Parlando con Milo De Angelis una volta, mi ha detto di sentirsi uno scrittore circolare, che ritorna sempre sugli stessi temi, ritrovandosi. Tu ti senti più una scrittrice di lago o di fiume?

«Non l’ho mai detto, ma quando avevo diciassette anni ho scritto questo primo romanzo, totalmente assurdo, che rimarrà inedito per sempre. Si chiama “Grace”. L’ho iniziato dopo aver fatto questo sogno lucido, avevo visualizzato un cerchio dove c’era quest’acqua che scorreva costantemente senza stagnare, un flusso continuo. Un bambino si sdraiava sull’acqua e tutti intorno dicevano “all’acqua appartenevi e all’acqua tornerai”, quasi con cadenza religiosa. Da lì ho iniziato a scrivere. Non so neanche perché ti racconto questa cosa, probabilmente è stata una visione, qualcosa che ti permette di mantenere il movimento e il passaggio ma anche la riconoscibilità, quello che mi auspico come autrice».

Penso che quando qualcosa diventa ricordo, si è salvi. Scrivere ti serve per lasciare indietro qualcosa?

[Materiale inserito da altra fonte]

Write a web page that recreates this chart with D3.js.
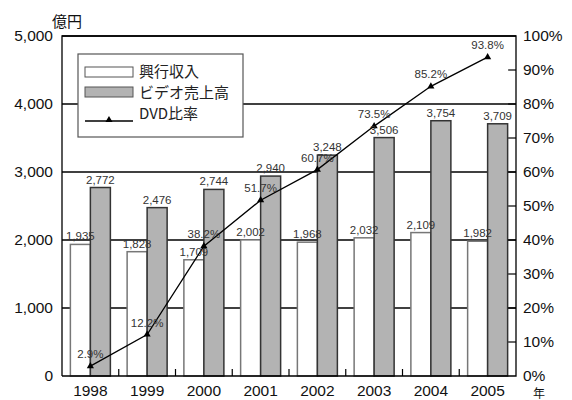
<!DOCTYPE html>
<html>
<head>
<meta charset="utf-8">
<script src="https://cdn.jsdelivr.net/npm/d3@7/dist/d3.min.js"></script>
<style>
  html, body { margin: 0; padding: 0; background: #fff; }
  svg { display: block; }
  text { font-family: "Liberation Sans", Arial, sans-serif; }
  .jp { font-family: "Noto Sans CJK JP", sans-serif; }
</style>
</head>
<body>
<svg id="chart" width="572" height="400"></svg>
<script>
// Box office vs. video sales (100 million yen) and DVD share
const years = ["1998", "1999", "2000", "2001", "2002", "2003", "2004", "2005"];
const boxOffice = [1935, 1828, 1709, 2002, 1968, 2032, 2109, 1982];
const videoSales = [2772, 2476, 2744, 2940, 3248, 3506, 3754, 3709];
const dvdShare = [2.9, 12.2, 38.2, 51.7, 60.7, 73.5, 85.2, 93.8];
const leftTicks = [0, 1000, 2000, 3000, 4000, 5000];
const rightTicks = [0, 10, 20, 30, 40, 50, 60, 70, 80, 90, 100];
const legendLabels = ["興行収入", "ビデオ売上高", "DVD比率"];

const svg = d3.select("#chart");
const L = 62, R = 516, T = 36, B = 376;

const x = d3.scaleBand().domain(years).range([L, R]).padding(0);
const y = d3.scaleLinear().domain([0, 5000]).range([B, T]);
const yp = d3.scaleLinear().domain([0, 100]).range([B, T]);
const barW = 20;
const fmt = d3.format(",");

// horizontal grid lines
svg.append("g").selectAll("line")
  .data(leftTicks.filter(d => d > 0))
  .join("line")
  .attr("x1", L).attr("x2", R)
  .attr("y1", d => y(d)).attr("y2", d => y(d))
  .attr("stroke", "#000").attr("stroke-width", 1.3);

// bottom tick marks between categories
svg.append("g").selectAll("line")
  .data(years.slice(1))
  .join("line")
  .attr("x1", d => x(d)).attr("x2", d => x(d))
  .attr("y1", B - 7).attr("y2", B)
  .attr("stroke", "#000").attr("stroke-width", 1.2);

// box office bars (white)
svg.append("g").selectAll("rect")
  .data(years)
  .join("rect")
  .attr("x", d => x(d) + x.bandwidth() / 2 - barW)
  .attr("width", barW)
  .attr("y", (d, i) => y(boxOffice[i]))
  .attr("height", (d, i) => B - y(boxOffice[i]))
  .attr("fill", "#fff").attr("stroke", "#777").attr("stroke-width", 1.5);

// video sales bars (gray)
svg.append("g").selectAll("rect")
  .data(years)
  .join("rect")
  .attr("x", d => x(d) + x.bandwidth() / 2)
  .attr("width", barW)
  .attr("y", (d, i) => y(videoSales[i]))
  .attr("height", (d, i) => B - y(videoSales[i]))
  .attr("fill", "#b3b3b3").attr("stroke", "#333").attr("stroke-width", 1.5);

// right axis inward ticks
svg.append("g").selectAll("line")
  .data(rightTicks.filter(d => d > 0 && d < 100))
  .join("line")
  .attr("x1", R - 8).attr("x2", R)
  .attr("y1", d => yp(d)).attr("y2", d => yp(d))
  .attr("stroke", "#000").attr("stroke-width", 1.2);

// frame
svg.append("path")
  .attr("d", `M${L},${B}V${T}H${R}V${B}H${L}`)
  .attr("fill", "none").attr("stroke", "#000").attr("stroke-width", 1.3);

// DVD share line
const cx = d => x(d) + x.bandwidth() / 2;
svg.append("path")
  .datum(years)
  .attr("d", d3.line().x(d => cx(d)).y((d, i) => yp(dvdShare[i])))
  .attr("fill", "none").attr("stroke", "#000").attr("stroke-width", 1.3);

svg.append("g").selectAll("path")
  .data(years)
  .join("path")
  .attr("d", d3.symbol(d3.symbolTriangle, 22))
  .attr("transform", (d, i) => `translate(${cx(d)},${yp(dvdShare[i])})`)
  .attr("fill", "#000");

// value labels
const lab = svg.append("g").attr("font-size", 11.5).attr("fill", "#333").attr("text-anchor", "middle");
lab.selectAll(".bo").data(years).join("text")
  .attr("x", d => cx(d) - barW / 2)
  .attr("y", (d, i) => y(boxOffice[i]) - 4)
  .text((d, i) => fmt(boxOffice[i]));
lab.selectAll(".vs").data(years).join("text")
  .attr("x", d => cx(d) + barW / 2)
  .attr("y", (d, i) => y(videoSales[i]) - 4)
  .text((d, i) => fmt(videoSales[i]));
lab.selectAll(".pc").data(years).join("text")
  .attr("x", d => cx(d))
  .attr("y", (d, i) => yp(dvdShare[i]) - 8)
  .text((d, i) => dvdShare[i].toFixed(1) + "%");

// left axis labels
svg.append("g").selectAll("text")
  .data(leftTicks)
  .join("text")
  .attr("x", 53).attr("y", d => y(d)).attr("dy", "0.35em")
  .attr("text-anchor", "end").attr("font-size", 15.5).attr("fill", "#111")
  .text(d => fmt(d));

// right axis labels
svg.append("g").selectAll("text")
  .data(rightTicks)
  .join("text")
  .attr("x", 523).attr("y", d => yp(d)).attr("dy", "0.35em")
  .attr("text-anchor", "start").attr("font-size", 15.5).attr("fill", "#111")
  .text(d => d + "%");

// year labels
svg.append("g").selectAll("text")
  .data(years)
  .join("text")
  .attr("x", d => cx(d)).attr("y", 396)
  .attr("text-anchor", "middle").attr("font-size", 15.5).attr("fill", "#111")
  .text(d => d);

// unit labels
svg.append("text").attr("class", "jp").attr("x", 52).attr("y", 27)
  .attr("font-size", 15).attr("fill", "#111").text("億円");
svg.append("text").attr("class", "jp").attr("x", 533).attr("y", 398)
  .attr("font-size", 12).attr("fill", "#111").text("年");

// legend
const lg = svg.append("g");
lg.append("rect").attr("x", 78).attr("y", 54).attr("width", 165).attr("height", 83)
  .attr("fill", "#fff").attr("stroke", "#555").attr("stroke-width", 1.2);
lg.append("rect").attr("x", 85).attr("y", 67).attr("width", 48).attr("height", 10)
  .attr("fill", "#fff").attr("stroke", "#555").attr("stroke-width", 1);
lg.append("rect").attr("x", 85).attr("y", 87).attr("width", 48).attr("height", 10)
  .attr("fill", "#b3b3b3").attr("stroke", "#555").attr("stroke-width", 1);
lg.append("line").attr("x1", 85).attr("x2", 133).attr("y1", 121).attr("y2", 121)
  .attr("stroke", "#000").attr("stroke-width", 1.3);
lg.append("path").attr("d", d3.symbol(d3.symbolTriangle, 22))
  .attr("transform", "translate(109,120)").attr("fill", "#000");
lg.selectAll("text.lt").data(legendLabels).join("text")
  .attr("class", "jp")
  .attr("x", 139).attr("y", (d, i) => 72 + i * 21).attr("dy", "0.35em")
  .attr("font-size", 15).attr("fill", "#222")
  .text(d => d);
</script>
</body>
</html>
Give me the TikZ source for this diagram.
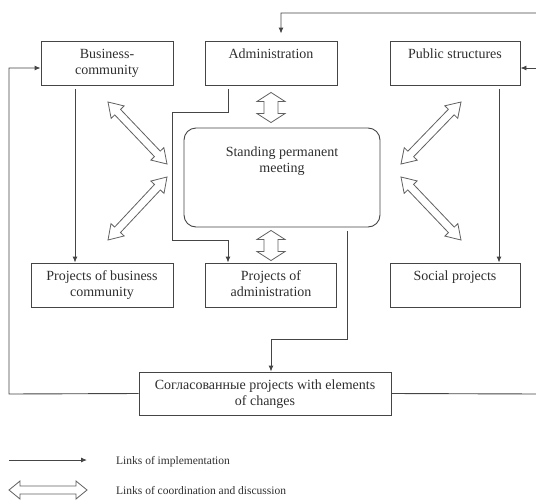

«Ci sono tante cose di cui non scrivo perché mi sembra di accelerare il naturale processo evolutivo. Ho sempre scritto dei luoghi solo quando li ho lasciati, un posto deve diventare inattuale per entrare nei romanzi. Quando però ne scrivi subentra un’altra dimensione di perdita: raccontare Londra ne “La straniera” ha precipitato il distacco e la trasformazione di quella città da luogo reale a fantastico. Mi capita sempre più spesso di pensare alla scrittura in maniera geologica, di scavo, estrattiva. Se sai che hai una materia ribollente legata alla tua memoria devi scegliere se sfruttare la risorsa in modo intenso oppure, per tornare alla circolarità, lasciarla essere qualcosa che ti accompagnerà a lungo. È una questione comunque intima, a prescindere da quanto tu voglia restare in conversazione con quel tema, il risultato sarà comunque la dissoluzione (ride ndr). Ci penso tanto a cosa crea una mappa e cosa invece una serializzazione di bassa intensità».

L’autore che ti ha fatto sentire l’esigenza di scrivere?

«Francis Scott Fitzgerald. Quando scrivi ti interessa forma, ritmo e stile. In lui trovavo tutti questi elementi. Non aveva la deriva jazzistica dei beat, ma una potente “chamber music”».